送信日時 :2001年 8月 11日 土曜日 6:59 PM
件名 :[pmn 15858] 東条英機の映像記録による歴史認識の危険性
わが電網宝庫読者が届けてくれた『朝日新聞』(2001.877)切り抜きの特集「戦争の死者をどう悼むか」(中)の最後に、「東条英機元首相の孫、NPO法人理事・東条由布子」さんが登場しました。
1939年生まれとあるので、私より2歳ほど若いようですが、この方とは、つい最近、7.18.新宿歌舞伎町情報発信基地ロフトプラスワンにて紹介を受け、名刺を頂き、儀礼的ながらも若干の会話をし、私が舞台に上がった後、降りてから客席で隣に座り、一応は、その人柄を実感しました。彼女も客席発言の予定者として招かれて来場していたのでした。
彼女は、上記の寄稿の最初に「靖国さま」などと記しているように、いわゆる上品な言葉使いと静かな物腰、戦前の上流階級の極度に厳しい礼儀作法を仕込まれた日本女性と理解します。私の年頃の女性の中には非常に多い典型の一つです。
靖国神社の公式参拝問題では、彼女は、中国の主脳が「東条を除けば、靖国神社のことは問題にしない」と「言ったと聞き」、同じくA級戦犯として絞首刑に処せられた板垣元陸相の遺族から「自発的な合祀取り下げの働きかけを受けた」とし、著書の『祖父東条英機「一切語るなかれ」』の無断出版で親族を怒らせたと記し、揺れる心境を告白しています。
これも一つの議論の材料でしょう。しかし、私は、彼女が実の孫だからと言って、「祖父東条英機」を正確に理解しているとは思いません。おそらく表面だけしか知らないでしょう。『プライド』などのデタラメ映画もありますが、実際には、たとえば、当時のニュース映画や東京裁判の記録映画などによって、ほとんどの日本人と同様、虚像を植え付けられていると思います。

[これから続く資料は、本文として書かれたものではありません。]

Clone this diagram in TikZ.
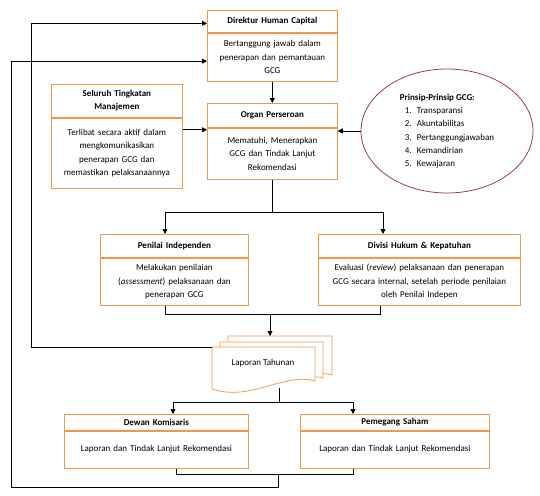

私は、東京裁判の法廷で米軍が撮影した16ミリフィルムを編集した長時間の映画を、渋谷の映画館で見た時のことを思い出します。古い16ミリフィルムを焼き直して35ミリにしたものなので、傷が多く、雨が降るという業界用語の典型でした。目が痛くて堪りませんでしたが、重要な記録なので、我慢して全部見通しました。
その時の感想を、ある著名な「左翼」の映画評論家に語ったところ、露骨に嫌な顔をされました。私は、簡単に言うと、高級軍人なんてのは常に人前で演技しているのだから、戦犯として裁かれている状況だけを表面的に編集して見せれば、結構格好良いなと思われてしまう。だから、映画関係者の意図や宣伝とは逆の効果を発揮してしまうと言ったのでした。
今、私の手許には、『昭和陸軍『阿片謀略』の大罪/天保銭組はいかに企画・実行したか』(藤瀬一哉、山手書新社、1992.2.20)と題する単行本があります。私は、この本が出る3年前、『噂の真相』(1989.5)に「戦後秘史/伏せられ続けた日本帝国の中国『阿片戦略』の詳報』を寄稿しました。これは、下記で無料公開しています。
http://www.jca.apc.org/~altmedka/ahen.html
上記の単行本には著者の経歴紹介がないので、もしかすると旧軍関係者の筆名ではないかと想像しているのですが、従来の資料と比較して特段に詳しいのは、冒頭に「陸軍エリートによる倫理なき軍事謀略/はじめに」の項を立てているように、陸大出身者(徽章が天保銭に似ていた)の特権支配が、国を誤らせたとする厳しい告発です。その天保銭組の代表が東条英機なのです。
私の短い記事にも簡単に記してありますが、関東軍参謀長だった頃の東条英機は、天皇の意志も陸軍本省の制止も無視し、自由に使える機密費欲しさに、しかも、参謀長が軍を率いるという軍規にも触れる暴挙によって、阿片栽培地帯を侵略し、謀略の限りを尽くし、その後の中国侵略の拡大への奈落の道を突き進んだのでした。
このような事実は、教科書は愚か、そこらの御立派な大出版社の歴史叢書にすら載っていないのです。だから、本や雑誌よりも観客動員力のある映画で、東京裁判の法廷で「演技」をしている東条英機の姿を見せ、それで歴史を考えるように観客を誘導してしまうと、とんでもない間違いを犯すことになるのです。
映像は、使い方を誤れば、非常に危険なものなのです。これから「敗戦記念日」を巡って、またぞろ、危険な使われ方の映像が流れるでしょうから、あえて一言しておきます。